According to China Nonferrous Metals News, since November, as the southwest region entered its dry season, silicon price fluctuations narrowed, maintaining overall volatility between RMB8,800 and 9,400 per ton.
Southwest Production Cuts Drag Down National Output
In October, domestic industrial silicon output reached 404,800 tons, marking a 5.4% month-on-month increase but still down 9.3% year-on-year. Cumulative production from January to October totaled 3.34 million tons, a 16% year-on-year decline. The industry's average operating rate in the third quarter hovered around 65%.
In November, the dry season effect in Southwest China intensified, with electricity prices rising in Yunnan and Sichuan, significantly increasing power costs. Weekly industrial silicon output in these regions has declined consecutively, dropping by approximately 40% compared to late October. In contrast, supply from Northern industrial silicon production areas remains stable, with Xinjiang's weekly output consistently exceeding 50,000 tons since October.
Driven by intensifying losses and increased voluntary production cuts among Southwest enterprises, the national industrial silicon operating rate has fallen below 60%. November output is projected to decline by over 10% month-on-month, reflecting seasonal supply contraction.
Photovoltaic Growth Slows; Diverse Performance Across Other Segments
In recent years, the photovoltaic industry chain has been the core driver of industrial silicon demand, while demand from organosilicon, aluminum alloys, and exports has remained relatively stable.
For polysilicon, since expectations of “anti-internal competition” policies emerged in July, silicon material prices approached 60,000 RMB/ton. Enterprise profits per ton recovered from a loss of RMB5,000 to a current profit of approximately RMB8,000, stimulating sustained production growth.
Data shows N-type re-melting material quoted between ¥49,700–54,900/ton, averaging ¥52,300/ton with prices stabilizing. Notably, the dry season in Southwest China also constrains polysilicon production, with ongoing expectations of output cuts potentially weakening future industrial silicon demand.
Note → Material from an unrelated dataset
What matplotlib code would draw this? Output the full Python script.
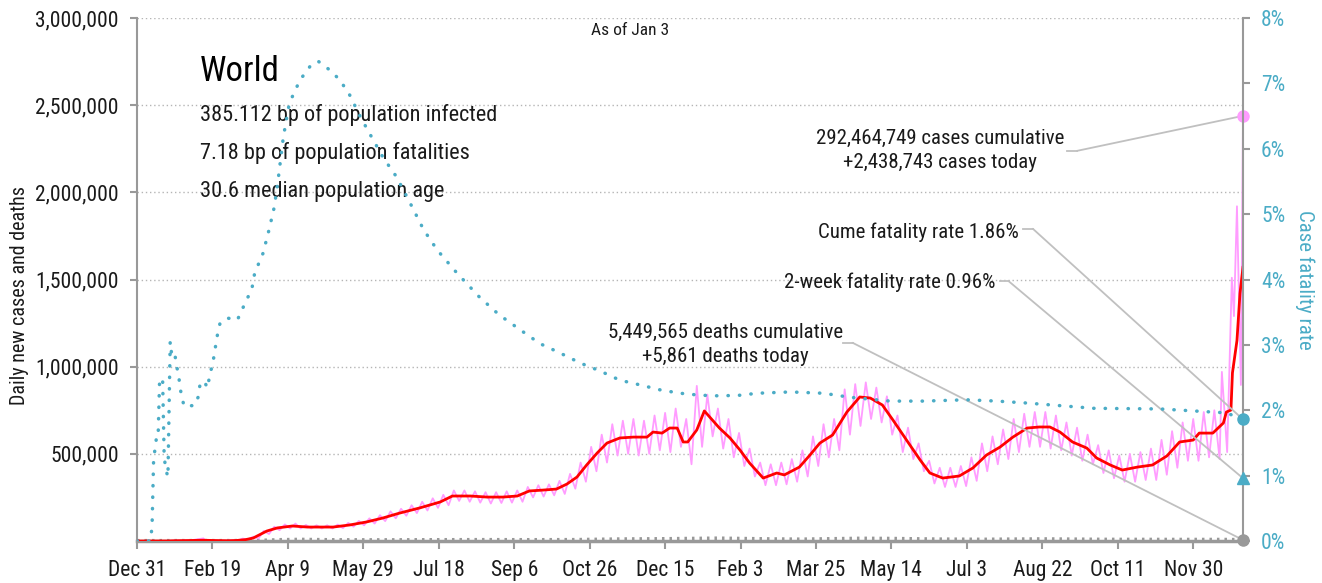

In Q3, organosilicon prices rose initially before declining, with overall fluctuations remaining limited. From January to October, domestic organosilicon output reached 2.06 million tons, up 14% year-on-year, but has declined month-on-month for two consecutive months since September. In mid-November, industry conferences reached a consensus on “30% production cuts + a target price of ¥13,500/ton,” driving DMC market prices to surge rapidly from ¥11,000/ton to ¥13,000/ton—a rise exceeding 17%. Market expectations suggest major manufacturers will soon synchronize price hikes of ¥500–800/ton.
Benefiting from peak automotive production and sales, aluminum alloy futures prices hit record highs in early November but recently retreated amid weakening commodity sentiment. From January to September, aluminum alloy output reached 14.116 million tons, up 15.9% year-on-year. According to data from the China Association of Automobile Manufacturers, October automotive production and sales reached 3.359 million and 3.322 million units respectively, up 2.5% and 3% month-on-month. Cumulative production and sales from January to October totaled 27.692 million and 27.687 million units, both exceeding 12% year-on-year growth. Year-end production surges by automakers are expected to sustain tight spot market conditions for aluminum alloy.
High Inventories Suppress Rebound; Cost Support Limited
By mid-November, total industrial silicon inventory exceeded 450,000 tons, accumulating a 23% increase since the beginning of the year. This includes 268,000 tons of manufacturer inventory and 184,000 tons of social inventory, with delivery warehouse receipts reaching 44,000 lots (equivalent to 220,000 tons at 5 tons per lot). With no significant downstream demand growth and supply fluctuations in northern and southern regions offsetting each other, the dual weakness in supply and demand has highlighted the pressure to reduce inventories.
The dry season in the southwest has driven up electricity prices. Industrial silicon electricity costs in Yunnan and Sichuan have generally risen to 0.4-0.48 RMB/kWh, a 40%-43% increase from October, corresponding to an additional power cost of approximately 1,500 RMB/ton. Additionally, prices for auxiliary materials like silicon coal, petroleum coke, graphite electrodes, and silica sand also rose, driven by the third-quarter coal price surge. By mid-November, the full production cost of industrial silicon in Southwest China had climbed to 9,700–9,750 RMB/ton, a 4%–6% month-on-month increase. In Xinjiang, production costs remained relatively stable at around 8,450 RMB/ton.
In the short term, industrial silicon prices may continue to fluctuate within a range. Two key variables warrant close attention: first, whether environmental production restrictions in northern regions will be tightened by year-end; second, whether substantive policies such as “excess capacity stockpiling” in the photovoltaic industry will be implemented. Clear policy signals could provide a critical opportunity to break the current deadlock.
As an integrated internet platform providing benchmark prices,on December 2nd, the benchmark price of silicon metal from SunSirs was 9750.00 RMB/ton, unchanged from the beginning of the month.